• [MATERIAL]
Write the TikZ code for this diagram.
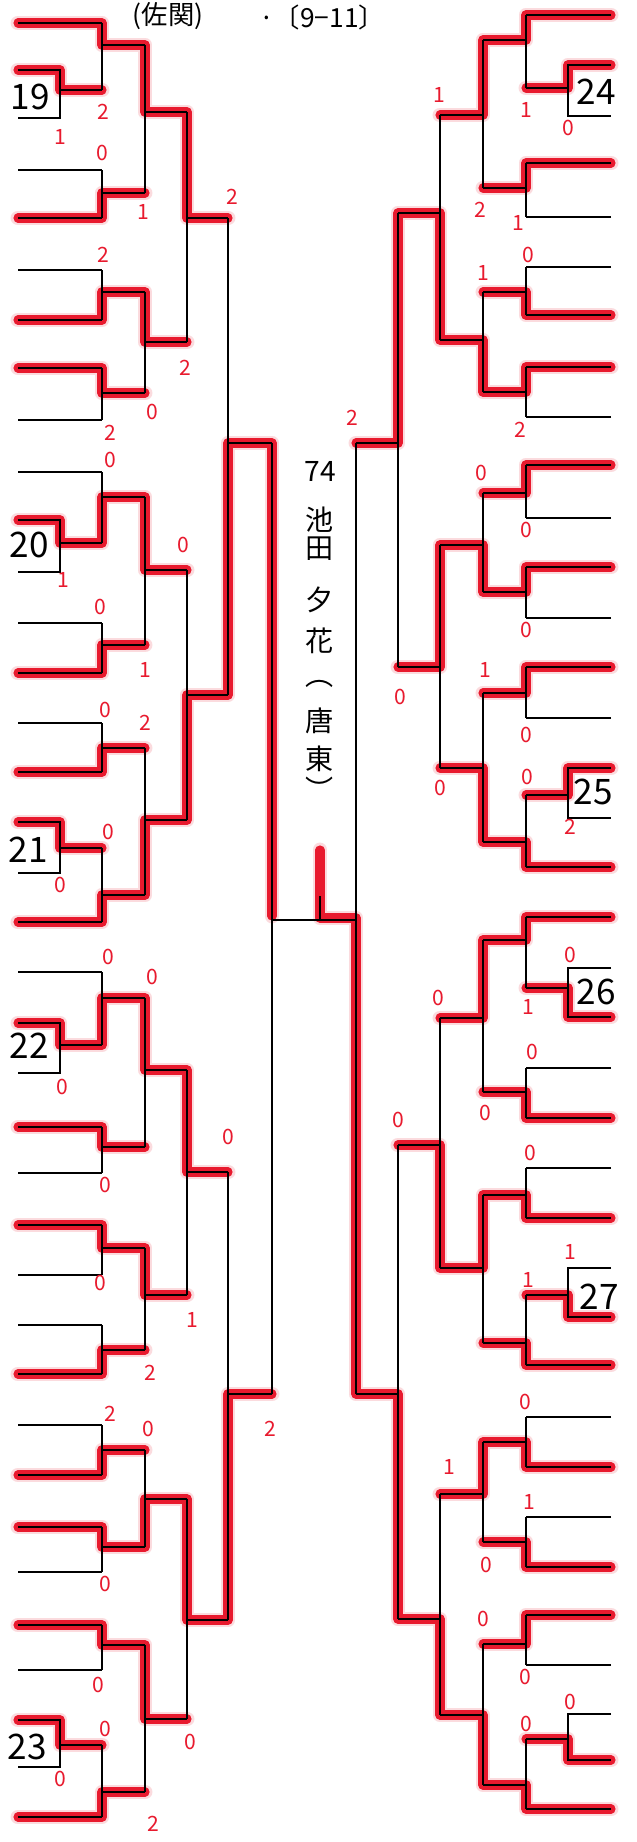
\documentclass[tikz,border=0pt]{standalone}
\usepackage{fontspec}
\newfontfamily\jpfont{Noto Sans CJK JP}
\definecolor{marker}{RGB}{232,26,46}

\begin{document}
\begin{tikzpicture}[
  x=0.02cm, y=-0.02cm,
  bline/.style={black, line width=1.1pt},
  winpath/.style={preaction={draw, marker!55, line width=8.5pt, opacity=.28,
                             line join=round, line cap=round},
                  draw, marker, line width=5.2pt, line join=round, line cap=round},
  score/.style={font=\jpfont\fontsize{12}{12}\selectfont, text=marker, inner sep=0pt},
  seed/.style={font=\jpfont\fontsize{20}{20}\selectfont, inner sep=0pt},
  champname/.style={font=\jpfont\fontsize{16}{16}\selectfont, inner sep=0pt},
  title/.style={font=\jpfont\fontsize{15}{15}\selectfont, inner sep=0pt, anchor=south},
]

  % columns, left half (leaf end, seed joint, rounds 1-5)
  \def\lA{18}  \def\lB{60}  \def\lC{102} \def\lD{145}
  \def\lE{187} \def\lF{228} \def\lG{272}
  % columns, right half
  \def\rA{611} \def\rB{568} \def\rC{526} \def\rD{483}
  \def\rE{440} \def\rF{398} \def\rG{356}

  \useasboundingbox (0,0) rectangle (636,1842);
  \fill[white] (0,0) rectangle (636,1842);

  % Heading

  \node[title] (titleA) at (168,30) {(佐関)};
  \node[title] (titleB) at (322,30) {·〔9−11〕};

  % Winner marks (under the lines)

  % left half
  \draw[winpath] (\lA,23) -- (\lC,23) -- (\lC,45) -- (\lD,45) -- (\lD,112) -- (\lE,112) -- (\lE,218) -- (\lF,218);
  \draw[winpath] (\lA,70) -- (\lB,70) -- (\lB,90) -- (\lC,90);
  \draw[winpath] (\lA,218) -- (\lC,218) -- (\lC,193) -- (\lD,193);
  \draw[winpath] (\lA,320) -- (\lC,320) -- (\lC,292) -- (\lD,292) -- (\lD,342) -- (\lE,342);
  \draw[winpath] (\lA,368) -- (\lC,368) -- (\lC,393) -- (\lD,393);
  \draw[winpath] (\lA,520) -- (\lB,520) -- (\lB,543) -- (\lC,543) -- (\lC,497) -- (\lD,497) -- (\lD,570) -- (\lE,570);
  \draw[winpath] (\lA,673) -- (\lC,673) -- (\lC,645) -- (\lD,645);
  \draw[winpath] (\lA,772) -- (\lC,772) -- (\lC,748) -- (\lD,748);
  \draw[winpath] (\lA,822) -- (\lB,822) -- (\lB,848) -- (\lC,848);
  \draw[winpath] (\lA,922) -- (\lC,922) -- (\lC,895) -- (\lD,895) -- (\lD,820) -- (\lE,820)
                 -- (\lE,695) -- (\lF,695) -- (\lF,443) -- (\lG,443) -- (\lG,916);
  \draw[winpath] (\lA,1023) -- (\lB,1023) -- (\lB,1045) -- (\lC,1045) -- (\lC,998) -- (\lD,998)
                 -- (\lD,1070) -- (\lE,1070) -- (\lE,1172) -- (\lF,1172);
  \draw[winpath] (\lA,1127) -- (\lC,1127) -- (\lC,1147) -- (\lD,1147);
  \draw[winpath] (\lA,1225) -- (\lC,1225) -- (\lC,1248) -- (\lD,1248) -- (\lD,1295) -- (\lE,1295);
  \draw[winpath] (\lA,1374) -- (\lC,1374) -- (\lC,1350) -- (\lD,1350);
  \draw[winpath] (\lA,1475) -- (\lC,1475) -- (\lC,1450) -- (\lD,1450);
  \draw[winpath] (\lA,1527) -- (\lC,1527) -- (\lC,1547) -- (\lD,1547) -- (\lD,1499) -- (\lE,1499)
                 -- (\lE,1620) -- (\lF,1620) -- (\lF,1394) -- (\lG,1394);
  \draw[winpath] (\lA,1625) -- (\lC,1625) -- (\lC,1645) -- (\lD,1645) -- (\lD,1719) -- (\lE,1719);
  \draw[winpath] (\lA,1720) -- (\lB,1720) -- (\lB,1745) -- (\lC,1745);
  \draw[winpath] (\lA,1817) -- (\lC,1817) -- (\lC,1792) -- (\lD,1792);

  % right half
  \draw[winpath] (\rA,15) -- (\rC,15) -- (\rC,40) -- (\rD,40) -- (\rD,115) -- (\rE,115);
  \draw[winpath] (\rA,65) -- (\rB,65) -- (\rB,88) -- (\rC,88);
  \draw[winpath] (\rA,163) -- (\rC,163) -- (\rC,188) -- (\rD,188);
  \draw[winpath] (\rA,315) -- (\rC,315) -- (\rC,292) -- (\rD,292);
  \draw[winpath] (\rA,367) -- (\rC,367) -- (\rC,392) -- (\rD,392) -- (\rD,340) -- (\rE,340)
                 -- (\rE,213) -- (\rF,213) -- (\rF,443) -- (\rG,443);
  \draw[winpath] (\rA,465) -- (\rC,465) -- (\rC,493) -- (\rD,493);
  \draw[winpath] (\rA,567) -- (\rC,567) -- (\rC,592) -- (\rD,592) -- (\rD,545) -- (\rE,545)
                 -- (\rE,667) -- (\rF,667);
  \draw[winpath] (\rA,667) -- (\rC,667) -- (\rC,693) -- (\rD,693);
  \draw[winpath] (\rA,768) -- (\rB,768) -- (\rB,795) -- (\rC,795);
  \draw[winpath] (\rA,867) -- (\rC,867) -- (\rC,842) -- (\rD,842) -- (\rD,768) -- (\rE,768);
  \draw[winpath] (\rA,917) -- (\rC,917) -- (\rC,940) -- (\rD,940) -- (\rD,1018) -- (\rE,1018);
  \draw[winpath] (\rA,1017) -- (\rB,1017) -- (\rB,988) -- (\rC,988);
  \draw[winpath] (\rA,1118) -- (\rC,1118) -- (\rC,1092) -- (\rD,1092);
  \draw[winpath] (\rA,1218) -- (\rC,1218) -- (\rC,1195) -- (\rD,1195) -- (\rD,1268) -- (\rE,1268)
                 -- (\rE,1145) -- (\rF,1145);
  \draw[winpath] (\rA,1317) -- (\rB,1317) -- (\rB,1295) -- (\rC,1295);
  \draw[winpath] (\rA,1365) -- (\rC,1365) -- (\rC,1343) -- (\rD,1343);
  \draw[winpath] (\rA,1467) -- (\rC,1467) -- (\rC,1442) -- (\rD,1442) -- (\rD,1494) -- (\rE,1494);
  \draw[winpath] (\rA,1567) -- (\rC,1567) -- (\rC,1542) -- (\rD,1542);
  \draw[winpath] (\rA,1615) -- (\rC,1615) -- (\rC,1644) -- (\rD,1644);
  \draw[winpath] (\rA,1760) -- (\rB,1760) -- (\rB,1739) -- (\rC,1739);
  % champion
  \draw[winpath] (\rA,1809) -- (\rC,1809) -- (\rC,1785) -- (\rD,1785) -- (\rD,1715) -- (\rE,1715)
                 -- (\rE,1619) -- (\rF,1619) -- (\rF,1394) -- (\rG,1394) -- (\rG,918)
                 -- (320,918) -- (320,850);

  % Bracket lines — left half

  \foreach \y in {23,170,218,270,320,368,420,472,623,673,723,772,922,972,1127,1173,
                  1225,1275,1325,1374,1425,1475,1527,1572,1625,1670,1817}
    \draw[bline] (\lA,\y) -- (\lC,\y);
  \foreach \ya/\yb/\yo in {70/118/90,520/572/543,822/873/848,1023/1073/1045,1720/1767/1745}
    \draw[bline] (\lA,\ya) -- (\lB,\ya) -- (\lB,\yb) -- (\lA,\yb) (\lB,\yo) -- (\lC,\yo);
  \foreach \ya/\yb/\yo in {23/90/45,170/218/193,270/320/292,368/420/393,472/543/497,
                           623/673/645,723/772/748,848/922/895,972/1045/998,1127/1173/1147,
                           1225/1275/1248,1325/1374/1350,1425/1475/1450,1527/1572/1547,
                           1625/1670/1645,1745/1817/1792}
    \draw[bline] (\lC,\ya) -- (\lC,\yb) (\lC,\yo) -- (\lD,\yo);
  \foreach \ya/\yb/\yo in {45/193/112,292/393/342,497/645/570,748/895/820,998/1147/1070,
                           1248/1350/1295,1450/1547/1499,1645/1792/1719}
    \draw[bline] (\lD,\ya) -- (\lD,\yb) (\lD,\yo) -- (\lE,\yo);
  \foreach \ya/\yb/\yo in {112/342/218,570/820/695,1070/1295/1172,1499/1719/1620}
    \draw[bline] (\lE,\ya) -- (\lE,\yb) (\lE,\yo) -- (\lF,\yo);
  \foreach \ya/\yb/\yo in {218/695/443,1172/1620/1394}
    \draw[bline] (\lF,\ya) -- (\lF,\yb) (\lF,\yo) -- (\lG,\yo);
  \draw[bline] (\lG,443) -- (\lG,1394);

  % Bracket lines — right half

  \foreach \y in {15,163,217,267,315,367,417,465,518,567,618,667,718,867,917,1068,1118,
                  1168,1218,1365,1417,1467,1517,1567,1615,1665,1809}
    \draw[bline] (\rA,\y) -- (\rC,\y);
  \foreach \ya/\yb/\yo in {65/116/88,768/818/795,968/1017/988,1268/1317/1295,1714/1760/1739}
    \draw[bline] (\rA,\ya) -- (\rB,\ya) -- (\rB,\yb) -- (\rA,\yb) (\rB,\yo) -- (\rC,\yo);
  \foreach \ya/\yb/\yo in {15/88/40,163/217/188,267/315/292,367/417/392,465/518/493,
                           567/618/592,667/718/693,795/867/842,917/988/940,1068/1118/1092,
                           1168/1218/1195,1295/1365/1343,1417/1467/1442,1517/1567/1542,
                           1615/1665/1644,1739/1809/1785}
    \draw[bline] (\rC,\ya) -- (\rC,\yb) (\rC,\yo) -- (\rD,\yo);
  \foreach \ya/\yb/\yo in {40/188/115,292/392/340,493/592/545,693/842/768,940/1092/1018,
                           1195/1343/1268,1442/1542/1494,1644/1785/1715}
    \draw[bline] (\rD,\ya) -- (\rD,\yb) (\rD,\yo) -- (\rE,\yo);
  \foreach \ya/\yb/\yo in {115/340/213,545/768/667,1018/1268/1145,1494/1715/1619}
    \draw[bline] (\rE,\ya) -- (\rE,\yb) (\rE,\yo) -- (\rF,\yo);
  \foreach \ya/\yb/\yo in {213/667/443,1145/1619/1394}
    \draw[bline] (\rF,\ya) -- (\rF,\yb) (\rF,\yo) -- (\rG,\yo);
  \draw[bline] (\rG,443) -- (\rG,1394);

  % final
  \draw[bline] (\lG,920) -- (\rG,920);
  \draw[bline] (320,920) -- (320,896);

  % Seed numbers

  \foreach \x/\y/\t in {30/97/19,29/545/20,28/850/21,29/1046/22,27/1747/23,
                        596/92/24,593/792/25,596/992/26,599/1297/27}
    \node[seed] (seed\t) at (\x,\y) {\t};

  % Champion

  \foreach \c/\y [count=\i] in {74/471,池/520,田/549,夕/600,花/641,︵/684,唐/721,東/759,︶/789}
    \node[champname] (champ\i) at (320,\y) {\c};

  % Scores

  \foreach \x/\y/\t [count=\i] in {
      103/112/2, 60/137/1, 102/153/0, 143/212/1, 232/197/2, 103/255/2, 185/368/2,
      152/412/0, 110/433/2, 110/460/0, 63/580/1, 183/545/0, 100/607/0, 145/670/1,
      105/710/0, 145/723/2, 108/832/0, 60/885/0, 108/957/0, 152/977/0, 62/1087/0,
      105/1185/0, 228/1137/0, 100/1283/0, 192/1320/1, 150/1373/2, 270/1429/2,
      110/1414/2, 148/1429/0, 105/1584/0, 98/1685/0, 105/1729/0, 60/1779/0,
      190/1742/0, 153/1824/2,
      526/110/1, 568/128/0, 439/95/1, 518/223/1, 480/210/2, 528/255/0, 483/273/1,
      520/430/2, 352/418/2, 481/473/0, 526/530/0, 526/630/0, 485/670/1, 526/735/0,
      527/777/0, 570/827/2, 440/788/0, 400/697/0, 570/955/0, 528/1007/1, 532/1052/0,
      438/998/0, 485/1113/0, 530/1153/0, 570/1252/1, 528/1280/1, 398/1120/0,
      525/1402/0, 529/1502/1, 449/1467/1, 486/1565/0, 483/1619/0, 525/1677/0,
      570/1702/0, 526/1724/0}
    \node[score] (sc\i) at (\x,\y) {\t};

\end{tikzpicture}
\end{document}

• [TASK OBJECTIVE] Return the material line for line, from its beginning to the line that contains "(under the lines)", with the pictures left out.

• [THE RESPONSE]
Write the TikZ code for this diagram.
\documentclass[tikz,border=0pt]{standalone}
\usepackage{fontspec}
\newfontfamily\jpfont{Noto Sans CJK JP}
\definecolor{marker}{RGB}{232,26,46}

\begin{document}
\begin{tikzpicture}[
  x=0.02cm, y=-0.02cm,
  bline/.style={black, line width=1.1pt},
  winpath/.style={preaction={draw, marker!55, line width=8.5pt, opacity=.28,
                             line join=round, line cap=round},
                  draw, marker, line width=5.2pt, line join=round, line cap=round},
  score/.style={font=\jpfont\fontsize{12}{12}\selectfont, text=marker, inner sep=0pt},
  seed/.style={font=\jpfont\fontsize{20}{20}\selectfont, inner sep=0pt},
  champname/.style={font=\jpfont\fontsize{16}{16}\selectfont, inner sep=0pt},
  title/.style={font=\jpfont\fontsize{15}{15}\selectfont, inner sep=0pt, anchor=south},
]

  % columns, left half (leaf end, seed joint, rounds 1-5)
  \def\lA{18}  \def\lB{60}  \def\lC{102} \def\lD{145}
  \def\lE{187} \def\lF{228} \def\lG{272}
  % columns, right half
  \def\rA{611} \def\rB{568} \def\rC{526} \def\rD{483}
  \def\rE{440} \def\rF{398} \def\rG{356}

  \useasboundingbox (0,0) rectangle (636,1842);
  \fill[white] (0,0) rectangle (636,1842);

  % Heading

  \node[title] (titleA) at (168,30) {(佐関)};
  \node[title] (titleB) at (322,30) {·〔9−11〕};

  % Winner marks (under the lines)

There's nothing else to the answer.